Vampires in space. And not some genetically engineered aliens, but at least one earthly (or unearthly), honest-to-Lucifer bloodsucker, born on earth of human parents circa 1452. Piloting a spaceship circa 3050.
Break Out, by Nina Croft may be the first paranormal science fiction romance I’ve ever even seen, let alone read. It’s also the first book in the series Blood Hunter. Why Blood Hunter? The space vampire again. He is Ricardo “my friends call me Rico” Sanchez, and he became a vampire in the days of the Spanish Inquisition. He doesn’t just pilot that spaceship, he owns it. And that gives him the right to name it. So even though Spanish is a dead language by 3050, his ship is El Cazador de la Sangre, in other words, Blood Hunter, just as he is.
But what about the story? The premise is fairly simple. A woman named Skylar Rossario hires Rico and his ship to rescue her boyfriend from a maximum security prison before “Jonny” is transferred to a death-sentence planet. Both Rico and his ship’s captain Tannis know that the woman is scamming them, the only question in their minds is why. Tannis wants the payday. Rico wants the entertainment, and the woman.
In this universe, immortality can be had, for a price. Treatment with the drug Meridian is expensive. Mining and processing of the drug kills everyone who comes in contact with the unrefined product in two years or less. Membership in the “Collective” of those who have taken the drug requires a loss of self that sounds like a halfway trip to being a Borg.

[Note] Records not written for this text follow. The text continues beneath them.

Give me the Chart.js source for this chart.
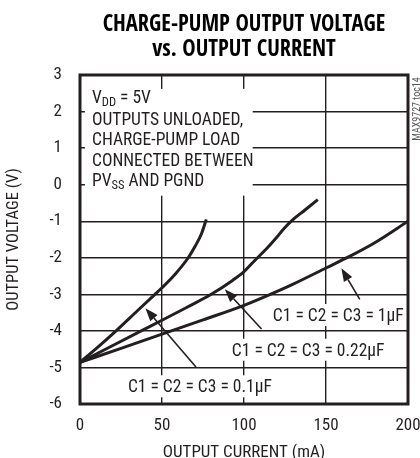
<!DOCTYPE html>
<html><head><meta charset="utf-8">
<script src="https://cdn.jsdelivr.net/npm/chart.js@4/dist/chart.umd.min.js"></script>
<style>html,body{margin:0;padding:0;background:#fff;}canvas{display:block}</style>
</head><body>
<canvas id="c" width="420" height="458"></canvas>
<script>
// ---- data ----
const titleLines = ['CHARGE-PUMP OUTPUT VOLTAGE', 'vs. OUTPUT CURRENT'];
const xTitle = 'OUTPUT CURRENT (mA)';
const yTitle = 'OUTPUT VOLTAGE (V)';
const xTicks = [0, 50, 100, 150, 200];
const yTicks = [-6, -5, -4, -3, -2, -1, 0, 1, 2, 3];
const seriesNames = ['C1 = C2 = C3 = 0.1µF', 'C1 = C2 = C3 = 0.22µF', 'C1 = C2 = C3 = 1µF'];
const cur01 = [0, 10, 22, 35, 45.7, 50, 58, 66, 70, 74, 77];
const v01   = [-4.86, -4.48, -4.0, -3.45, -3.0, -2.82, -2.45, -2.0, -1.7, -1.35, -0.95];
const cur022 = [0, 20, 40, 50, 65, 80, 93, 100, 106, 114, 120, 124, 129, 137, 145];
const v022   = [-4.86, -4.4, -3.94, -3.71, -3.36, -3.0, -2.62, -2.38, -2.1, -1.74, -1.44, -1.22, -0.99, -0.7, -0.41];
const cur1 = [0, 25, 50, 75, 100, 115, 130, 150, 164, 180, 200];
const v1   = [-4.86, -4.48, -4.09, -3.70, -3.30, -3.02, -2.72, -2.28, -1.97, -1.58, -1.0];
const noteLines = [
  [['V', 0], ['DD', 1], [' = 5V', 0]],
  [['OUTPUTS UNLOADED,', 0]],
  [['CHARGE-PUMP LOAD', 0]],
  [['CONNECTED BETWEEN', 0]],
  [['PV', 0], ['SS', 1], [' AND PGND', 0]]
];
const sideNote = 'MAX9727 toc14';

// ---- layout of annotations (data units) ----
const noteX = 7.3, noteBaselines = [2.23, 1.64, 1.09, 0.52, -0.05];
const noteBox = {x0: 3, x1: 105.3, y0: 2.62, y1: -0.3};
const labelPos = [ {x: 29.2, y: -5.68}, {x: 92.6, y: -4.68}, {x: 117.6, y: -3.73} ];
const arrows = [
  {tail: [70.7, -4.99], tip: [39.9, -3.38]},
  {tail: [110.7, -3.95], tip: [88.3, -2.86]},
  {tail: [170.6, -3.14], tip: [159.4, -2.29]}
];

const INK = '#231f20';
const FF = '"Roboto Condensed", "DejaVu Sans Condensed", sans-serif';
const FT = '"Open Sans Condensed", "Roboto Condensed", sans-serif';
const FS = 17.5;

function mk(xs, ys) { return xs.map((v, i) => ({x: v, y: ys[i]})); }

const annot = {
  id: 'annot',
  beforeDatasetsDraw(chart) {
    const {ctx, scales: {x, y}} = chart;
    ctx.save();
    ctx.fillStyle = '#fff';
    const bx0 = x.getPixelForValue(noteBox.x0), bx1 = x.getPixelForValue(noteBox.x1);
    const by0 = y.getPixelForValue(noteBox.y0), by1 = y.getPixelForValue(noteBox.y1);
    ctx.fillRect(bx0, by0, bx1 - bx0, by1 - by0);
    ctx.font = FS + 'px ' + FF;
    seriesNames.forEach((t, i) => {
      const px = x.getPixelForValue(labelPos[i].x), py = y.getPixelForValue(labelPos[i].y);
      const w = ctx.measureText(t).width;
      ctx.fillStyle = '#fff';
      ctx.fillRect(px - 4, py - 17, w + 8, 22);
    });
    ctx.fillStyle = INK;
    ctx.textBaseline = 'alphabetic';
    ctx.textAlign = 'left';
    seriesNames.forEach((t, i) => {
      ctx.fillText(t, x.getPixelForValue(labelPos[i].x), y.getPixelForValue(labelPos[i].y));
    });
    noteLines.forEach((parts, li) => {
      let px = x.getPixelForValue(noteX);
      const py = y.getPixelForValue(noteBaselines[li]);
      parts.forEach(([t, sub]) => {
        ctx.font = (sub ? '12.5px ' : FS + 'px ') + FF;
        ctx.fillText(t, px, py + (sub ? 2.6 : 0));
        px += ctx.measureText(t).width;
      });
    });
    ctx.restore();
  },
  afterDatasetsDraw(chart) {
    const {ctx, chartArea: a, scales: {x, y}} = chart;
    ctx.save();
    ctx.strokeStyle = INK; ctx.fillStyle = INK;
    arrows.forEach(ar => {
      const tx = x.getPixelForValue(ar.tail[0]), ty = y.getPixelForValue(ar.tail[1]);
      const hx = x.getPixelForValue(ar.tip[0]), hy = y.getPixelForValue(ar.tip[1]);
      const ang = Math.atan2(hy - ty, hx - tx);
      const L = 13, W = 4.8;
      const bx = hx - L * Math.cos(ang), by = hy - L * Math.sin(ang);
      ctx.lineWidth = 1.6;
      ctx.beginPath(); ctx.moveTo(tx, ty); ctx.lineTo(bx, by); ctx.stroke();
      ctx.beginPath();
      ctx.moveTo(hx, hy);
      ctx.lineTo(bx + W * Math.sin(ang), by - W * Math.cos(ang));
      ctx.lineTo(bx - W * Math.sin(ang), by + W * Math.cos(ang));
      ctx.closePath(); ctx.fill();
    });
    ctx.lineWidth = 3;
    ctx.strokeRect(a.left, a.top, a.right - a.left, a.bottom - a.top);
    ctx.font = '10px ' + FF;
    ctx.fillStyle = '#555';
    ctx.translate(a.right + 9, a.top + 34);
    ctx.rotate(-Math.PI / 2);
    ctx.textAlign = 'center'; ctx.textBaseline = 'middle';
    ctx.fillText(sideNote, 0, 0);
    ctx.restore();
  }
};

const lineStyle = {borderColor: INK, borderWidth: 3, pointRadius: 0, cubicInterpolationMode: 'monotone', fill: false};

new Chart(document.getElementById('c'), {
  type: 'line',
  data: {
    datasets: [
      Object.assign({label: seriesNames[0], data: mk(cur01, v01)}, lineStyle),
      Object.assign({label: seriesNames[1], data: mk(cur022, v022)}, lineStyle),
      Object.assign({label: seriesNames[2], data: mk(cur1, v1)}, lineStyle)
    ]
  },
  options: {
    responsive: false,
    animation: false,
    layout: {padding: {left: 0, right: 12, top: 0, bottom: 0}},
    plugins: {
      legend: {display: false},
      tooltip: {enabled: false},
      title: {
        display: true, text: titleLines, color: '#000', fullSize: false,
        font: {family: FT, size: 22.5, weight: '800', lineHeight: 1.133},
        padding: {top: 12, bottom: 12}
      }
    },
    scales: {
      x: {
        type: 'linear', min: 0, max: 200,
        afterBuildTicks: s => { s.ticks = xTicks.map(v => ({value: v})); },
        afterFit: s => { s.height = 54; s.paddingLeft = 0; s.paddingRight = 0; },
        grid: {color: INK, lineWidth: 1.4, drawTicks: false},
        border: {display: false},
        ticks: {color: INK, font: {family: FF, size: 17}, padding: 12, maxRotation: 0},
        title: {display: true, text: xTitle, color: INK, font: {family: FF, size: 17, lineHeight: 0.65}, padding: 0}
      },
      y: {
        type: 'linear', min: -6, max: 3,
        afterBuildTicks: s => { s.ticks = yTicks.map(v => ({value: v})); },
        afterFit: s => { s.width = 80; s.paddingTop = 0; s.paddingBottom = 0; },
        grid: {color: INK, lineWidth: 1.4, drawTicks: false},
        border: {display: false},
        ticks: {color: INK, font: {family: FF, size: 17}, padding: 18},
        title: {display: true, text: yTitle, color: INK, font: {family: FF, size: 16.5, lineHeight: 1}, padding: {top: 5.5, bottom: 0}}
      }
    }
  },
  plugins: [annot]
});
</script>
</body></html>
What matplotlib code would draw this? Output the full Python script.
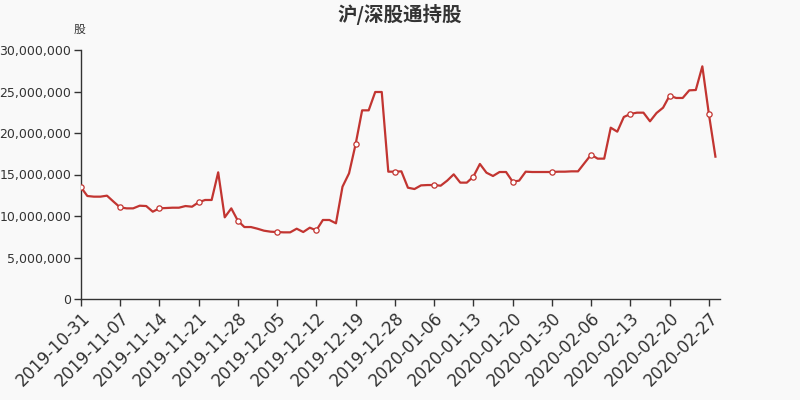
import matplotlib
matplotlib.use("Agg")
import matplotlib.pyplot as plt
from matplotlib.ticker import FuncFormatter, MultipleLocator

plt.rcParams['font.family'] = ['Noto Sans CJK SC', 'DejaVu Sans']

tick_labels = ["2019-10-31", "2019-11-07", "2019-11-14", "2019-11-21", "2019-11-28",
               "2019-12-05", "2019-12-12", "2019-12-19", "2019-12-28", "2020-01-06",
               "2020-01-13", "2020-01-20", "2020-01-30", "2020-02-06", "2020-02-13",
               "2020-02-20", "2020-02-27"]

# holdings in millions of shares
values_m = [13.49, 12.41, 12.33, 12.33, 12.45, 11.73, 11.04, 10.92, 10.92, 11.24,
            11.20, 10.52, 10.92, 10.96, 11.00, 11.00, 11.20, 11.12, 11.65, 11.93,
            11.93, 15.26, 9.84, 10.92, 9.44, 8.67, 8.67, 8.47, 8.23, 8.11,
            8.07, 8.03, 8.03, 8.47, 8.07, 8.59, 8.27, 9.52, 9.52, 9.12,
            13.53, 15.14, 18.63, 22.73, 22.73, 24.94, 24.94, 15.34, 15.34, 15.38,
            13.41, 13.25, 13.69, 13.73, 13.73, 13.65, 14.26, 15.02, 14.02, 14.02,
            14.74, 16.27, 15.22, 14.82, 15.30, 15.30, 14.14, 14.26, 15.34, 15.30,
            15.30, 15.30, 15.30, 15.34, 15.34, 15.38, 15.38, 16.39, 17.39, 16.91,
            16.91, 20.64, 20.16, 21.93, 22.29, 22.45, 22.45, 21.41, 22.41, 23.05,
            24.50, 24.22, 24.22, 25.14, 25.18, 28.03, 22.29, 17.15]
values = [v * 1e6 for v in values_m]

tick_step = 6
color = "#c23531"
bg = "#f9f9f9"

fig = plt.figure(figsize=(8, 4), dpi=100, facecolor=bg)
ax = fig.add_axes([0.101, 0.2525, 0.799, 0.6225])
ax.set_facecolor(bg)

x = list(range(len(values)))
ax.plot(x, values, color=color, lw=1.6, zorder=2)
mx = x[::tick_step]
my = values[::tick_step]
ax.plot(mx, my, ls='none', marker='o', markersize=3.8, markerfacecolor='white',
        markeredgecolor=color, markeredgewidth=0.9, zorder=3)

ax.set_xlim(0, 97.7)
ax.set_ylim(0, 30e6)
ax.yaxis.set_major_locator(MultipleLocator(5e6))
ax.yaxis.set_major_formatter(FuncFormatter(lambda v, p: f"{int(v):,}"))

ax.set_xticks(list(range(0, len(tick_labels) * tick_step, tick_step)))
ax.set_xticklabels(tick_labels, rotation=45, ha='right', rotation_mode='anchor',
                   fontsize=12, color='#333333', family='DejaVu Sans')
for lab in ax.get_yticklabels():
    lab.set_family('DejaVu Sans')
ax.tick_params(axis='y', labelsize=9, colors='#333333', length=5, width=1, pad=2)
ax.tick_params(axis='x', colors='#333333', length=5, width=1, pad=2)

for s in ['top', 'right']:
    ax.spines[s].set_visible(False)
for s in ['left', 'bottom']:
    ax.spines[s].set_color('#333333')
    ax.spines[s].set_linewidth(1)

fig.text(0.5, 0.965, "沪/深股通持股", ha='center', va='center', fontsize=14,
         fontweight='bold', color='#333333')
fig.text(0.099, 0.927, "股", ha='center', va='center', fontsize=8.5, color='#333333')

fig.savefig("out.png", dpi=100, facecolor=bg)
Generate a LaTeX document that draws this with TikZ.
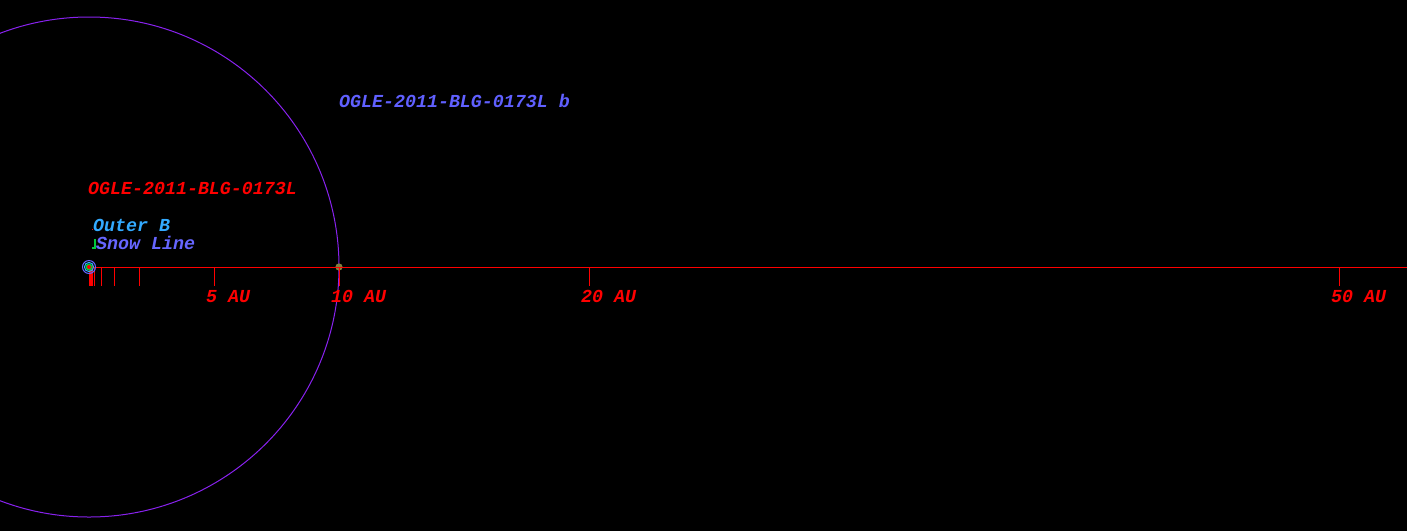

So when Rico convinces Skylar to tell them that the man she wants to rescue murdered a high-ranking member of the immortal “Collective”, and that he is her brother, and not her boyfriend–he and Tannis decide to go through with the plan. The money is too good, as is the lure of pulling off a supposedly impossible job.
Rico is in this for the excitement. Not just the rescue, but the thrill of discovering all of Skylar’s secrets. What he doesn’t count on discovering is that he might still have a heart and not just a raging libido and a thirst for blood.
Escape Rating C+: My verdict on Break Out is somewhat mixed. The romance part of the story works. As odd as the idea was of a vampire surviving until the year 3000, it actually was part of the plot for a lot of reasons. Rico needed to be who and what he was. At the same time, I kept wondering if there were any others like him. It’s a big galaxy.
But the science fiction parts, well, that was different. The world building about the Collective, and the rebels against the Collective, and how all of that came about, needed some development for it all to make sense for me. I recognize there simply wasn’t time or space in a 99 page book, but still, if this is science fiction, the world needs to get built. I hope that happens in later books in the series. I’d like to see more.